Art Fair Philippines organizer Trickie Lopa told Inquirer Lifestyle that there were three more participating galleries compared to the 25 that joined last year, but that this time, more space was devoted to the fair’s featured designers.

 

BenCab poses beside one of his steel pieces. PHOTO BY RICHARD REYES

“Those we featured last year included artists Ronald Ventura, Gabby Barredo and Norberto Roldan. This time we are featuring BenCab, Rodel Tapaya, Marina Cruz, Jose John Santos III, Louie Cordero and Pio Abad. The only returning artist this year is Ventura whose installation piece, ‘I wish it was just a dream, but it wasn’t’ is on display on the seventh level.”

 

Since there were more participants and featured artists this year, the organizers thought it wise to expand the space to include two floors of The Link, floors 6 and 7.

 

The featured artists were thus given ample space to display their works. Tapaya’s large-scale paintings tackle Asian mythology and include horse-headed characters and human figures locked up in bird cages.

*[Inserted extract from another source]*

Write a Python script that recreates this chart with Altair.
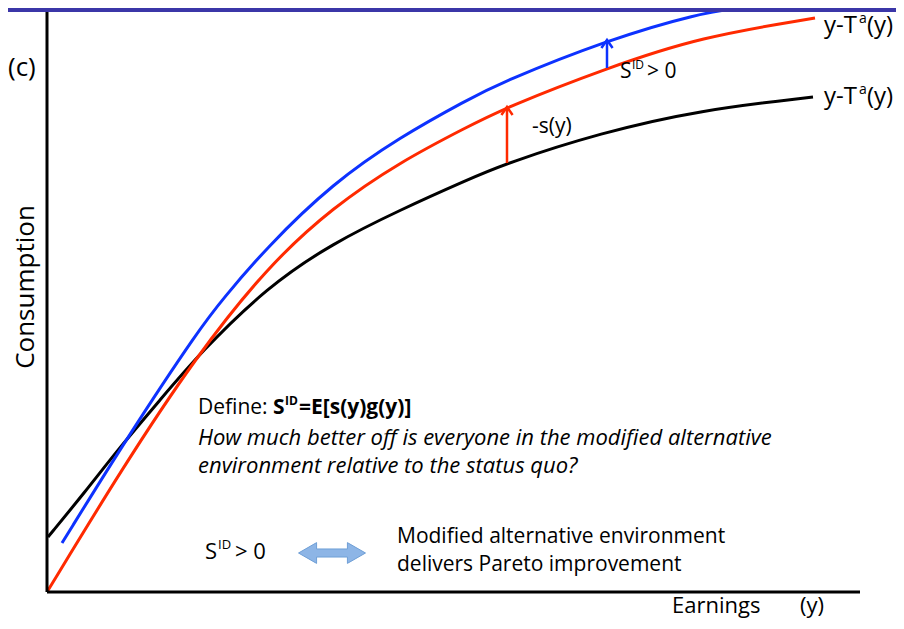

BenCab’s “The Lovers” is painted on punctured steel. PHOTO BY RICHARD REYES

 

His wife Marina Cruz focused on childhood remnants like party clothes and much-loved toy dolls now with missing limbs, heads and bodies. Her space on the seventh floor featured oversized paintings of doll heads, and tableaux that called to mind abandoned orphanages.

 

Santos’ fabric bags displayed in rows and arranged on two walls at the reception area look like the lost-and-found section of a school or store. All of the off-white bags appear to be filled with items—there is a heft to each of them—but then no one has come to claim them.

 

Ping-pong tables

 

Artwork made of cotton thread by Eugenia Alcaide. PHOTO BY RICHARD REYES

It is Cordero’s “installation” of brightly painted but irregularly shaped ping-pong tables, however, that seems to have caught the attention of many. Not only do the tables occupy the center of the sixth level, but they can actually be used by art fair patrons. That afternoon, pairs indulged in a game or two using the neon-colored paddles and ping-pong balls provided.

 

At the Archivo 1984 gallery, over a dozen paintings by the reclusive artist Jaime de Guzman are on display. De Guzman is credited for introducing “the distortion of the human figure as a projection of the harsh and pained contemporary reality,” one reads in notes provided by the gallery.

 

The artist, who now lives in Candelaria, Quezon, made a rare appearance on Wednesday and gamely posed for photographs beside his self-portrait.

Alab Pagaringan’s lone piece made of copper wire. PHOTO BY RICHARD REYES

 

A huge floral installation piece by artist RM de Leon made of galvanized iron and acrylic was too big to display at Archivo, so the gallery owners decided to set it up at the parking lot, believing it would express a stronger message about contemporary art.

 

The rock star of Art Fair Philippines 2014, however, is BenCab. During the preview, people sidled up to him, requesting to have their picture taken, and not once did he decline. A display of his newer works on the seventh floor includes several pieces on painted and perforated metal, as well as sculptures mounted on pedestals.

 

Need more proof of his iconic status? “Monsoon Season,” an earlier painting exhibited at another gallery, was quickly snapped up during the preview for the princely sum of P1.1 million.